Thursday, January 23, 2014

Dorothy Allison

I'm rereading Dorothy Allison's Skin , a twenty-year-old collection of essays about class, sexuality, and literature. I've always liked her because she's one of the few feminists I read early on willing to talk about classism, and the rifts within the feminist community:
Traditional feminist theory has had a limited understanding of class differences and of how sexuality and self are shaped by both desire and denial. The ideology implies that we are all sisters who should only turn our anger and suspicion on the world outside the lesbian community. It is easy to say that the patriarchy did it, that poverty and social contempt are products of the world of the fathers, and often I felt a need to collapse my sexual history into what I was willing to share of my working-class background, to pretend that my life both as a lesbian and as a working-class escapee was constructed by the patriarchy. Or conversely, to ignore how my of my life was shaped by growing up poor and talk only about what incest did to my identity as a woman and as a lesbian The difficulty is that I can't ascribe everything that has been problematic about my life simply and easily to the patriarchy or to incest, or even o the invisible and denied class structure of our society.
Barring the mentions of lesbian separatism, I can see this being discussed or deconstructed today. Both a good and a bad thing.
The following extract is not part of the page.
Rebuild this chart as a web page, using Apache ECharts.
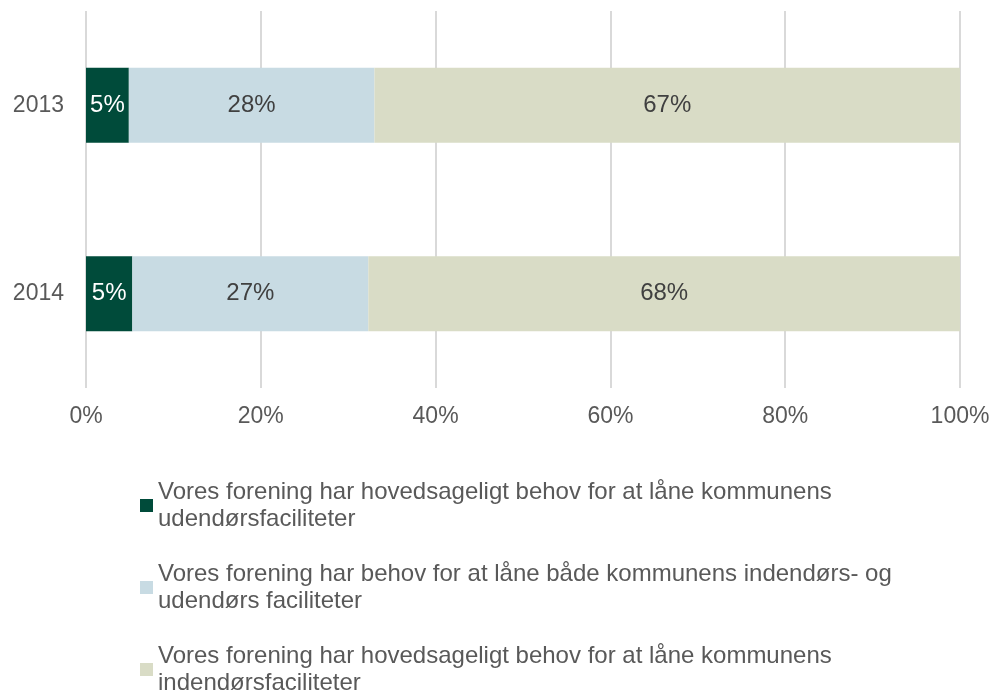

I was reading through an unwieldy thread about classism and feminism (and working-class men's place in feminism) on a popular blog I sometimes comment, and so many of the comments were from women with class privilege, deciding the place of men without, and I'm thinking "You know, I this is an area in which I have what they call 'lived experience.' I should jump in." But I didn't. I'm kind at the same place in feminism Allison was when she wrote that quote: if my own experience doesn't match up with what's expected in feminist circles, do I even have a right to comment? I mean, of course the answer is yes, but is it even worth it when in, not just feminist circles, but progressive ones in general, classism is not only tolerated but encouraged?